Microbaroms are caused by standing sea waves in marine storms.  The  low-level natural-infrasound lies in the frequency range from 0.02 to 10 Hz and they have a period of about five seconds.

They are extremely interesting signals, because they are ‘pulsed’.  The pressure versus time traces of microbaroms appear as an amplitude modulated string of “pearls” or wave packets of 0.2 Hz oscillations with a packet length of from 2 to 5 cycles. An example can be seen in Figure 1 below.

Figure 1. Pressure trace for Microbarom signals at I53US for a 400 second time period from 23:30:00 to 23:36: 40 UT on Oct. 21, 2005.

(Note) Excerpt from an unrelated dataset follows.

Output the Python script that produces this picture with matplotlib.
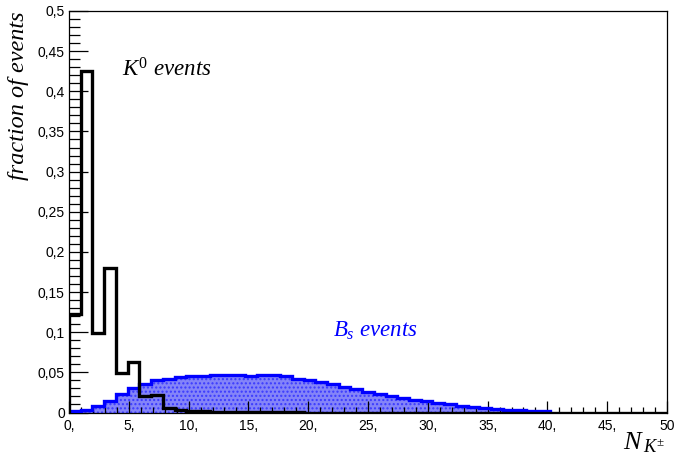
import numpy as np
import matplotlib
matplotlib.use("Agg")
import matplotlib.pyplot as plt
from matplotlib.ticker import MultipleLocator, FixedLocator

# histogram binning: 51 bins over [0, 50]
n_bins = 51
x_min, x_max = 0, 50

# K0 events, fraction per bin
k0_frac = [0.123, 0.425, 0.099, 0.180, 0.049, 0.063, 0.020, 0.022, 0.006, 0.0035,
           0.002, 0.002, 0.0008, 0.0008, 0.0006, 0.0005, 0.0004, 0.0003, 0.0002, 0.0002,
           0, 0, 0, 0, 0, 0, 0, 0, 0, 0,
           0, 0, 0, 0, 0, 0, 0, 0, 0, 0,
           0, 0, 0, 0, 0, 0, 0, 0, 0, 0, 0]

# Bs events, fraction per bin (zero beyond bin 40)
bs_frac = [0.0015, 0.003, 0.008, 0.014, 0.023, 0.030, 0.036, 0.040, 0.042, 0.044,
           0.045, 0.046, 0.0465, 0.047, 0.047, 0.046, 0.047, 0.047, 0.045, 0.042,
           0.040, 0.038, 0.035, 0.032, 0.029, 0.026, 0.023, 0.020, 0.018, 0.016,
           0.014, 0.012, 0.010, 0.008, 0.0065, 0.005, 0.004, 0.003, 0.0025, 0.002,
           0.0015]

y_ticks = [0, 0.05, 0.1, 0.15, 0.2, 0.25, 0.3, 0.35, 0.4, 0.45, 0.5]
y_labels = ["0", "0,05", "0,1", "0,15", "0,2", "0,25", "0,3", "0,35", "0,4", "0,45", "0,5"]
x_ticks = [0, 5, 10, 15, 20, 25, 30, 35, 40, 45, 50]
x_labels = ["0,", "5,", "10,", "15,", "20,", "25,", "30,", "35,", "40,", "45,", "50"]

plt.rcParams['font.family'] = ['Liberation Sans', 'DejaVu Sans']
plt.rcParams['mathtext.fontset'] = 'custom'
plt.rcParams['mathtext.it'] = 'Liberation Serif:italic'
plt.rcParams['mathtext.rm'] = 'Liberation Serif'
plt.rcParams['hatch.linewidth'] = 1.0

edges = np.linspace(x_min, x_max, n_bins + 1)

fig = plt.figure(figsize=(6.75, 4.58), dpi=100)
ax = fig.add_axes([69 / 675, 1 - 412.5 / 458, 598 / 675, 401.5 / 458])

# Bs: filled, dotted blue
bs = np.array(bs_frac)
ax.stairs(bs, edges[:len(bs) + 1], fill=True, facecolor='#8484f8',
          edgecolor='#3a3aff', hatch='....', linewidth=0, zorder=1)
ax.stairs(bs, edges[:len(bs) + 1], color='#0000ff', linewidth=2.4, zorder=3)

# K0: black outline
ax.stairs(np.array(k0_frac), edges, color='black', linewidth=2.4, zorder=4)

ax.set_xlim(x_min, x_max)
ax.set_ylim(0, 0.5)

ax.yaxis.set_major_locator(FixedLocator(y_ticks))
ax.set_yticklabels(y_labels)
ax.yaxis.set_minor_locator(MultipleLocator(0.01))
ax.xaxis.set_major_locator(FixedLocator(x_ticks))
ax.set_xticklabels(x_labels)
ax.xaxis.set_minor_locator(MultipleLocator(1))

ax.tick_params(axis='both', which='both', direction='in', labelsize=10,
               top=False, right=False, colors='black', width=0.9)
ax.tick_params(axis='y', which='major', length=14, pad=3)
ax.tick_params(axis='y', which='minor', length=8)
ax.tick_params(axis='x', which='major', length=9, pad=5)
ax.tick_params(axis='x', which='minor', length=4.5)
for side in ax.spines.values():
    side.set_linewidth(0.9)

# titles and labels
fig.text(19 / 675, 1 - 11 / 458, 'fraction of events', rotation=90,
         ha='center', va='top', fontsize=17.5,
         family='Liberation Serif', style='italic')
fig.text(665 / 675, 1 - 449 / 458, r'$N_{\,K^{\pm}}$', ha='right', va='baseline',
         fontsize=19)

ax.text(4.43, 0.418, r'$K^{\mathit{0}}$ events', fontsize=16.5,
        family='Liberation Serif', style='italic', color='black', va='baseline')
ax.text(22.07, 0.095, r'$B_{s}$ events', fontsize=16.5,
        family='Liberation Serif', style='italic', color='#0000ff', va='baseline')

fig.savefig('out.png', dpi=100)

Microbaroms are radiated in all directions from a marine storm centre.  At infrasonic arrays all over the Earth during all seasons, in periods of no local wind-noise, microbaroms can be detected in the infrasound signal observations even though the microphone arrays may be thousands of kilometers from the source storms. The main thing which can disrupt them is upper level head winds, thus infrasound may not be observed at an infrasonic array if the strength and direction of the upper level winds along the propagation path between a marine storm and an infrasonic array disrupts it.  The microbarom signal strength observed at an infrasonic array is greatest in the direction that is down-wind from the source.

An example of a microbarom-producing marine storm on October 21, 2005 in the Gulf of Alaska is shown in Figure 2 as a map of the surface- pressure contours. The long black arrow in Figure 2 from the centre of the storm shows the direction of propagation of the microbarom signals to I53US at Fairbanks. During the day the location of the storm changed, drifting toward the south from an azimuth of 220 deg. to 180 deg over a 24 hour period. This motion of the source storm is consistent with the change in the direction of the microbarom signals received at I53US as plotted in Figure 3 below. The azimuth of the received microbarom signals drifted at about 1.7 degrees per hour following the storm’s motion.

Figure 2. Surface pressure contours for the marine storm of Oct 21,2005 in the Gulf of Alaska from the U. S. Weather Bureau at Fairbanks. The black arrowhead shows the direction of propagation of microbaroms from the storm to I53US.


Figure 3. Drift with time of the microbarom azimuth of arrival on Oct. 21, 2005 at a rate of about 1.7 deg/hour as the storm center moved from SSW to SSE.

If the propagation conditions are suitable then it is sometimes possible to triangulate on the source region of a microbarom storm using several highly separated infrasonic arrays.

This was done for the tropical storm “Barbara” in the Pacific Ocean of June 20, 2001 by using microbarom azimuth data from Hawaii, Fairbanks and data from an array near Los Angeles. The intersection of the three azimuth directions from the three infrasonic arrays is shown in Figure 4 to be in the Pacific where tropical storm “Barbara” was located.


Figure 4. Triangulation on microbaroms from the tropical storm Barbara on June 20, 2001 from Hawaii, Fairbanks and Los Angeles.